|LATTORF H., MICHAEL|
Submitted to: Insect Molecular Biology
Publication Type: Peer Reviewed Journal
Publication Acceptance Date: 7/1/2006
Publication Date: 11/1/2006
Citation: Cristino, A.S., Nunes, F.M., Lobo, C.H., Bitondi, M.M., Simoes, Z.L., Lattorf H., M.G., Moritz, R.F., Evans, J.D., Costa, L.F., Hartfelder, K. 2006. Caste development and reproduction - a genome-wide analysis of hallmarks of insect eusociality. Insect Molecular Biology. 15:703-714.

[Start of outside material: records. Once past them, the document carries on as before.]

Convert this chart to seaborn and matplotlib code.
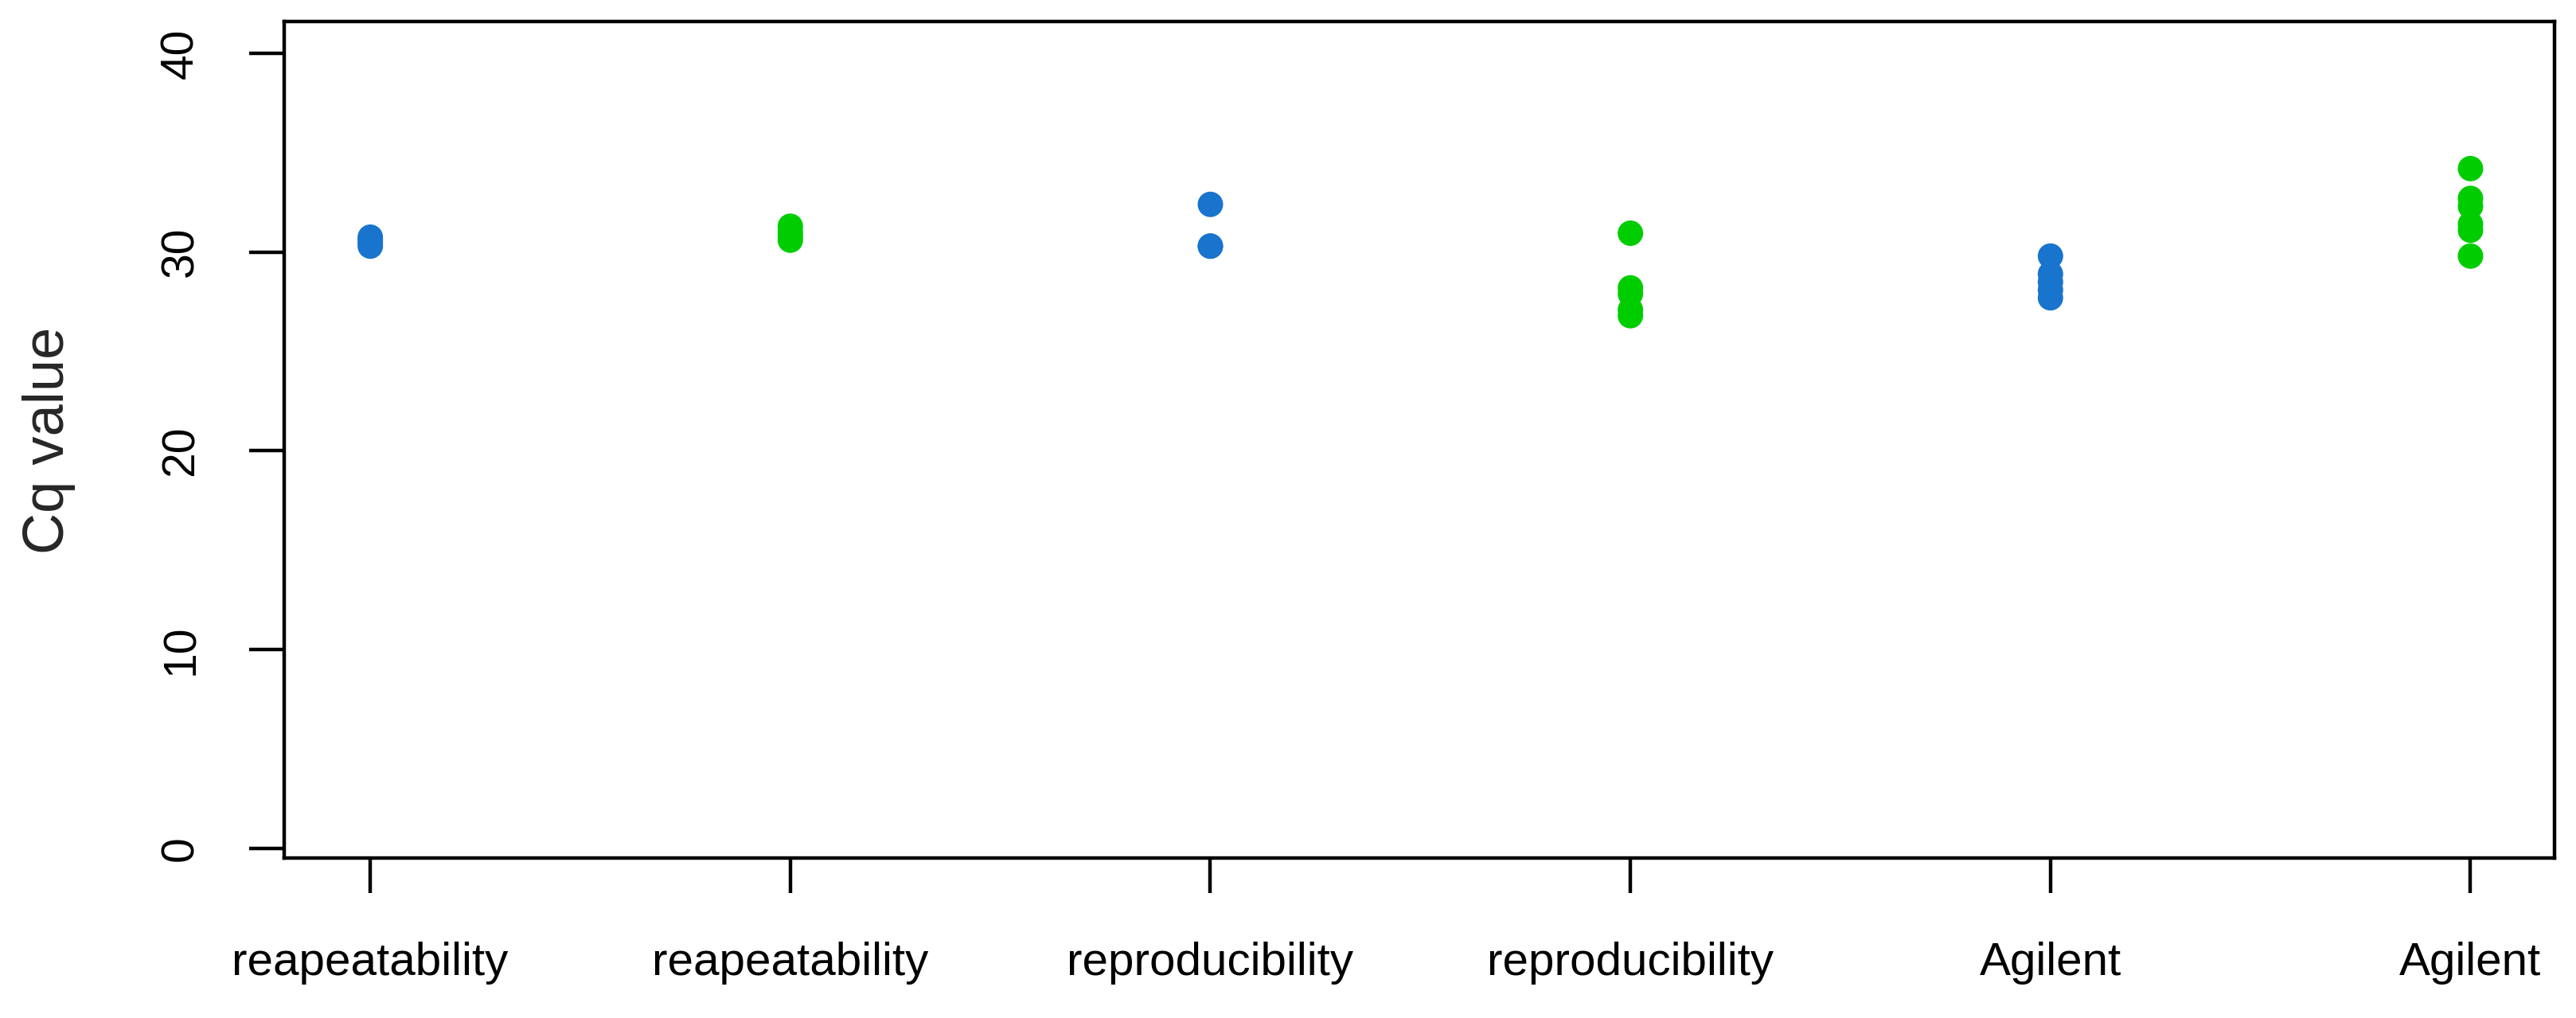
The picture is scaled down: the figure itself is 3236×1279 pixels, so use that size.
import pandas as pd
import matplotlib
matplotlib.use("Agg")
import matplotlib.pyplot as plt
import seaborn as sns

sns.set_theme(style="ticks")
plt.rcParams['font.family'] = ['Liberation Sans', 'DejaVu Sans']

# group slots along the x axis and their labels
tick_labels = ['reapeatability', 'reapeatability', 'reproducibility',
               'reproducibility', 'Agilent', 'Agilent']
group_colors = ['#1874CD', '#00CD00', '#1874CD', '#00CD00', '#1874CD', '#00CD00']

# Cq values per group
rep_blue = [30.3, 30.45, 30.6, 30.75]
rep_green = [30.6, 30.8, 31.0, 31.3]
repro_blue = [32.4, 30.3, 30.3]
repro_green = [30.95, 28.2, 27.9, 27.1, 26.8]
agilent_blue = [29.8, 28.9, 28.5, 28.1, 27.7]
agilent_green = [34.2, 32.7, 32.3, 31.4, 31.1, 29.8]

groups = [rep_blue, rep_green, repro_blue, repro_green, agilent_blue, agilent_green]

rows = []
for i, vals in enumerate(groups):
    for v in vals:
        rows.append({'group': str(i), 'Cq': v})
df = pd.DataFrame(rows)
order = [str(i) for i in range(len(groups))]

fig = plt.figure(figsize=(32.36, 12.79), dpi=100)
ax = fig.add_axes([357/3236, 1 - 1078/1279, (3209-357)/3236, (1078-27)/1279])

sns.stripplot(data=df, x='group', y='Cq', order=order, hue='group',
              hue_order=order, palette=dict(zip(order, group_colors)),
              jitter=False, size=23, linewidth=0, legend=False, ax=ax, zorder=3)

ax.set_xlim(-0.205, 5.2)
ax.set_ylim(-0.48, 41.6)
ax.set_yticks([0, 10, 20, 30, 40])
ax.set_xticks(range(len(tick_labels)))
ax.set_xticklabels(tick_labels)
ax.set_xlabel('')
ax.set_ylabel('')

for s in ax.spines.values():
    s.set_visible(True)
    s.set_linewidth(3.2)
    s.set_color('black')

ax.tick_params(axis='both', length=31.7, width=3.2, color='black',
               direction='out', labelcolor='black')
ax.tick_params(axis='x', labelsize=42, pad=44)
ax.tick_params(axis='y', labelsize=41, pad=42, labelrotation=90)
for lab in ax.get_yticklabels():
    lab.set_verticalalignment('center')

fig.text(62/3236, 1 - 553/1279, 'Cq value', rotation=90, fontsize=52,
         ha='center', va='center')

fig.savefig('out.png', dpi=100, facecolor='white')
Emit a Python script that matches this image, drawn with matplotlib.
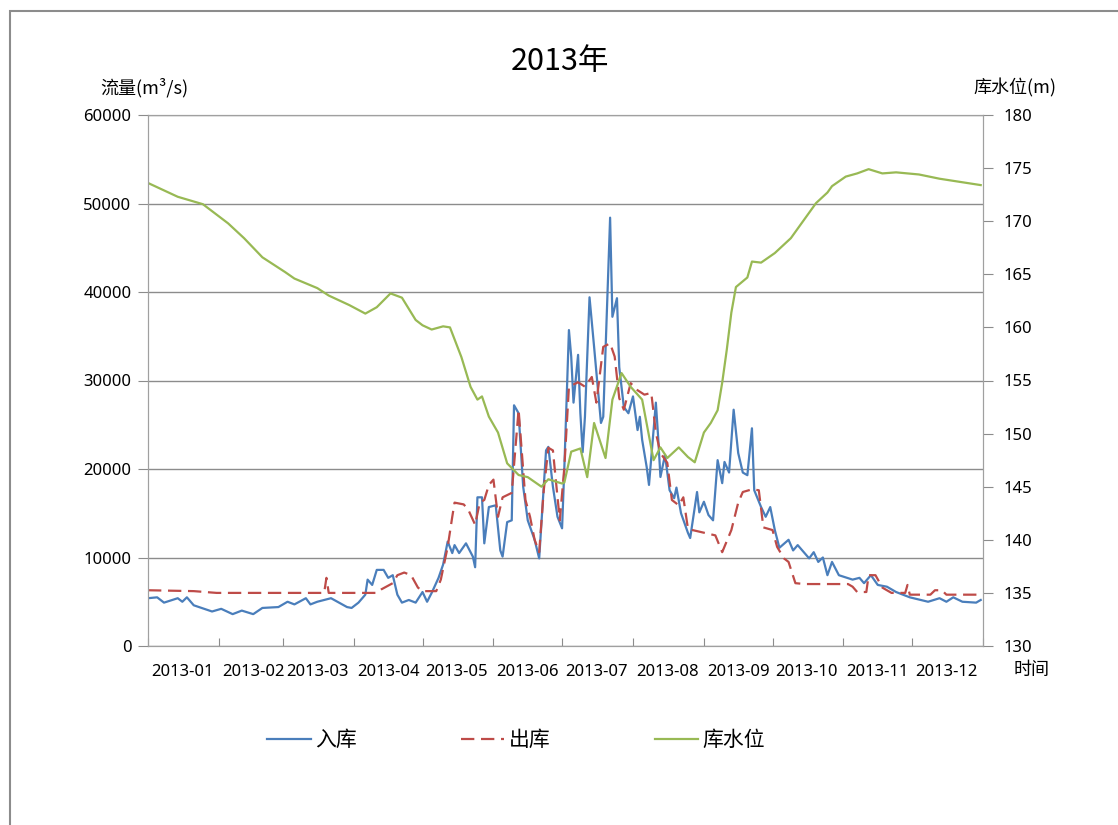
import pandas as pd
import matplotlib
matplotlib.use("Agg")
import matplotlib.pyplot as plt
import matplotlib.dates as mdates
from matplotlib.patches import Rectangle

plt.rcParams['font.family'] = ['Noto Sans CJK SC', 'DejaVu Sans']

# day of year (0 = Jan 1) and values
inflow_day = [0, 4, 7, 13, 15, 17, 20, 28, 32, 37, 41, 46, 50, 57, 61, 64, 69, 71, 74, 80,
              87, 89, 92, 95, 96, 98, 100, 103, 105, 107, 109, 111, 114, 117, 120, 122, 124,
              127, 129, 131, 133, 134, 136, 139, 142, 143, 144, 146, 147, 149, 152, 154, 155,
              157, 159, 160, 162, 164, 166, 169, 171, 174, 175, 177, 179, 181, 182, 184, 185,
              186, 188, 189, 190, 191, 193, 195, 198, 199, 202, 203, 205, 206, 208, 210, 212,
              214, 215, 216, 218, 219, 222, 223, 224, 226, 228, 230, 231, 233, 236, 237, 240,
              241, 243, 245, 247, 249, 251, 252, 254, 256, 258, 260, 262, 264, 265, 268, 270,
              272, 274, 276, 280, 282, 284, 289, 291, 293, 295, 297, 299, 302, 308, 311, 313,
              316, 319, 323, 327, 333, 341, 346, 349, 352, 356, 362, 364]
inflow = [5400, 5500, 4900, 5400, 5000, 5500, 4600, 3900, 4200, 3600, 4000, 3600, 4300, 4400,
          5000, 4700, 5400, 4700, 5000, 5400, 4400, 4300, 4900, 5800, 7500, 6900, 8600, 8600,
          7700, 8000, 5800, 4900, 5200, 4900, 6100, 5000, 6000, 7700, 9200, 11800, 10500, 11400,
          10500, 11600, 10100, 8900, 16800, 16800, 11600, 15700, 15900, 10800, 10100, 14000,
          14200, 27200, 26300, 18000, 14200, 12000, 9900, 22100, 22500, 18000, 14600, 13300,
          20200, 35700, 32700, 27500, 32900, 26300, 21900, 25900, 39400, 33800, 25200, 25900,
          48400, 37200, 39300, 31500, 27000, 26300, 28200, 24400, 25900, 23300, 20200, 18200,
          27500, 23600, 19100, 21600, 17600, 16700, 17900, 15000, 12800, 12200, 17400, 15100,
          16300, 14800, 14200, 21000, 18400, 20800, 19600, 26700, 21800, 19600, 19300, 24600,
          17600, 15700, 14600, 15700, 13100, 11100, 12000, 10800, 11400, 9900, 10600, 9500,
          10000, 8000, 9500, 8000, 7500, 7700, 7100, 8000, 6900, 6700, 6100, 5500, 5000, 5400,
          5000, 5500, 5000, 4900, 5200]

outflow_day = [0, 20, 30, 60, 77, 78, 79, 100, 102, 107, 109, 112, 115, 118, 120, 126, 128,
               131, 133, 134, 138, 140, 143, 145, 147, 149, 151, 153, 155, 159, 162, 165, 167,
               169, 171, 173, 175, 177, 180, 182, 184, 188, 191, 194, 196, 199, 202, 204, 206,
               208, 211, 214, 217, 220, 222, 224, 227, 229, 232, 234, 236, 238, 243, 248, 251,
               255, 258, 260, 264, 267, 269, 273, 275, 278, 280, 283, 287, 306, 308, 310, 314,
               315, 318, 321, 325, 331, 332, 333, 342, 344, 347, 349, 364]
outflow = [6300, 6200, 6000, 6000, 6000, 7700, 6000, 6000, 6400, 7100, 8000, 8300, 8000, 6600,
           6200, 6200, 7500, 11200, 14600, 16200, 16000, 15400, 13700, 16200, 16500, 18200,
           18800, 14600, 16800, 17300, 26700, 16500, 14600, 12000, 10600, 17600, 22400, 22100,
           14200, 20200, 29300, 29800, 29300, 30400, 27500, 33800, 34200, 32700, 28000, 26700,
           29700, 28900, 28400, 28600, 24100, 21800, 20700, 16500, 15900, 16800, 13300, 13100,
           12800, 12500, 10600, 13100, 16200, 17400, 17700, 17600, 13400, 13100, 11200, 9900,
           9500, 7100, 7000, 7000, 6700, 6100, 6100, 8000, 8000, 6600, 6000, 6000, 6900, 5800,
           5800, 6300, 6300, 5800, 5800]

level_day = [0, 13, 24, 35, 42, 50, 60, 64, 74, 79, 88, 95, 100, 106, 111, 117, 120, 124, 129,
             132, 137, 141, 144, 146, 149, 153, 157, 162, 166, 172, 175, 181, 182, 185, 189,
             192, 195, 200, 203, 207, 211, 216, 221, 224, 227, 232, 236, 239, 243, 246, 249,
             251, 253, 255, 257, 262, 264, 268, 274, 281, 286, 292, 297, 299, 305, 310, 315,
             321, 327, 337, 346, 355, 364]
level = [173.6, 172.3, 171.6, 169.8, 168.4, 166.6, 165.2, 164.6, 163.7, 163.0, 162.1, 161.3,
         161.9, 163.2, 162.8, 160.7, 160.2, 159.8, 160.1, 160.0, 157.2, 154.4, 153.2, 153.5,
         151.6, 150.1, 147.2, 146.1, 145.9, 145.0, 145.7, 145.3, 145.4, 148.3, 148.6, 145.9,
         151.0, 147.7, 153.2, 155.7, 154.4, 153.2, 147.5, 148.7, 147.7, 148.7, 147.8, 147.3,
         150.1, 151.0, 152.2, 154.8, 157.9, 161.4, 163.8, 164.7, 166.2, 166.1, 167.0, 168.4,
         169.9, 171.7, 172.7, 173.3, 174.2, 174.5, 174.9, 174.5, 174.6, 174.4, 174.0, 173.7,
         173.4]

start = pd.Timestamp("2013-01-01")


def to_dates(days):
    return start + pd.to_timedelta(days, unit="D")


W, H = 1118, 825
fig = plt.figure(figsize=(W / 100, H / 100), dpi=100)

# chart border (only left and top edges visible in the original)
fig.patches.append(Rectangle((10 / W, -0.1), 1.2, 1.1 - 11 / H, transform=fig.transFigure,
                             fill=False, ec='#8c8c8c', lw=1.5))

ax = fig.add_axes([148 / W, 1 - 646 / H, 835 / W, 531 / H])
ax2 = ax.twinx()

blue = '#4a7ebb'
red = '#be4b48'
green = '#98b954'

l1, = ax.plot(to_dates(inflow_day), inflow, color=blue, lw=1.6, label='入库')
l2, = ax.plot(to_dates(outflow_day), outflow, color=red, lw=1.6, dashes=(6, 3), label='出库')
l3, = ax2.plot(to_dates(level_day), level, color=green, lw=1.6, label='库水位')

ax.set_ylim(0, 60000)
ax.set_yticks(range(0, 60001, 10000))
ax2.set_ylim(130, 180)
ax2.set_yticks(range(130, 181, 5))
ax.set_xlim(start, pd.Timestamp("2014-01-01"))

ax.grid(axis='y', color='#8c8c8c', lw=1)
ax.set_axisbelow(True)

ax.xaxis.set_major_locator(mdates.MonthLocator())
ax.xaxis.set_major_formatter(plt.NullFormatter())
ax.xaxis.set_minor_locator(mdates.MonthLocator(bymonthday=16))
ax.xaxis.set_minor_formatter(mdates.DateFormatter('%Y-%m'))
ax.tick_params(axis='x', which='major', direction='in', length=6, color='#8c8c8c')
ax.tick_params(axis='x', which='minor', length=0, pad=13)
ax.tick_params(axis='y', direction='out', length=7, color='#8c8c8c', pad=5)
ax2.tick_params(axis='y', direction='out', length=7, color='#8c8c8c', pad=8)

for a in (ax, ax2):
    for s in a.spines.values():
        s.set_color('#a0a0a0')
    for lab in a.get_yticklabels() + a.get_xticklabels(which='both'):
        lab.set_family(['Noto Sans', 'DejaVu Sans'])
        lab.set_fontsize(12)

fig.text(560 / W, 1 - 62 / H, '2013年', ha='center', va='center', fontsize=22)
fig.text(100 / W, 1 - 88 / H, '流量(m³/s)', ha='left', va='center', fontsize=13)
fig.text(973 / W, 1 - 88 / H, '库水位(m)', ha='left', va='center', fontsize=13)
fig.text(1014 / W, 1 - 670 / H, '时间', ha='left', va='center', fontsize=13)

fig.legend(handles=[l1, l2, l3], loc='center', bbox_to_anchor=(516 / W, 1 - 740 / H),
           ncol=3, frameon=False, fontsize=15, handlelength=2.1, handletextpad=0.2,
           columnspacing=5.0)

fig.savefig('out.png', dpi=100)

Interpretive Summary: Honey bees are key components of U.S. agriculture, diversifying the food supply and generating over $15 billion annually through pollination effects, honey, and other hive products. This project is focused on the production of healthy honey bee queens. During honey bee development, specific genes are activated to help push larvae to become either queens or workers. Here we describe these genes, showing that queens activate genes biased toward high metabolism, and that both queens and workers activate distinct sets of genes that fit with their different diets. This information can aid in bee nutrition decisions made by beekeepers, and in research exploring the colony and management factors that result in robust, productive queens. The net result will be to ensure queen longevity and to improve and maintain excellent bee stock.
Technical Abstract: The morphologically divergent queen and worker castes and their associated differences in fertility have made the honey bee a long time model system for studies on the development of alternative phenotypes. The honey bee genome sequence now provides the platform for functional genomic approaches to this question. EST libaries for caste-specific gene expression during queen/worker differentiation in the last larval instar provided the database for a Gene Ontology based annotation of caste-specifically expressed genes. This revealed that worker genes are functionally much better defined than queen genes, calling into question the idea that the queen caste represents the non-social female bee prototype. Furthermore, metabolic regulation emerged as a major theme in caste development, with queens and workers showing a split in gene expression patterns for oxidoreductases versus hydrolases. AlignACE motif searches in upstream regions of these case genes revealed the presence of group-specific motifs that could allow for coregulated gene expression, thus providing an entry to putative cis-regulatory networks for caste development. Genes involved in honey bee reproduction were annotated in searches against Drosophila orthologs, revealing a high degree of conservation for meiosis-associated genes, whereas some key elements of signaling pathways for egg and embryonic axes either did not show up as clear orthologs (bag of marbles, gurken, torso), or are completely lacking (trunk) in the bee genome. Honey bee vitellogenin, a major determinant of female fertility and longevity, turned out to be much more related to vitellogenins from other insects, than to the Drosophila yolk proteins.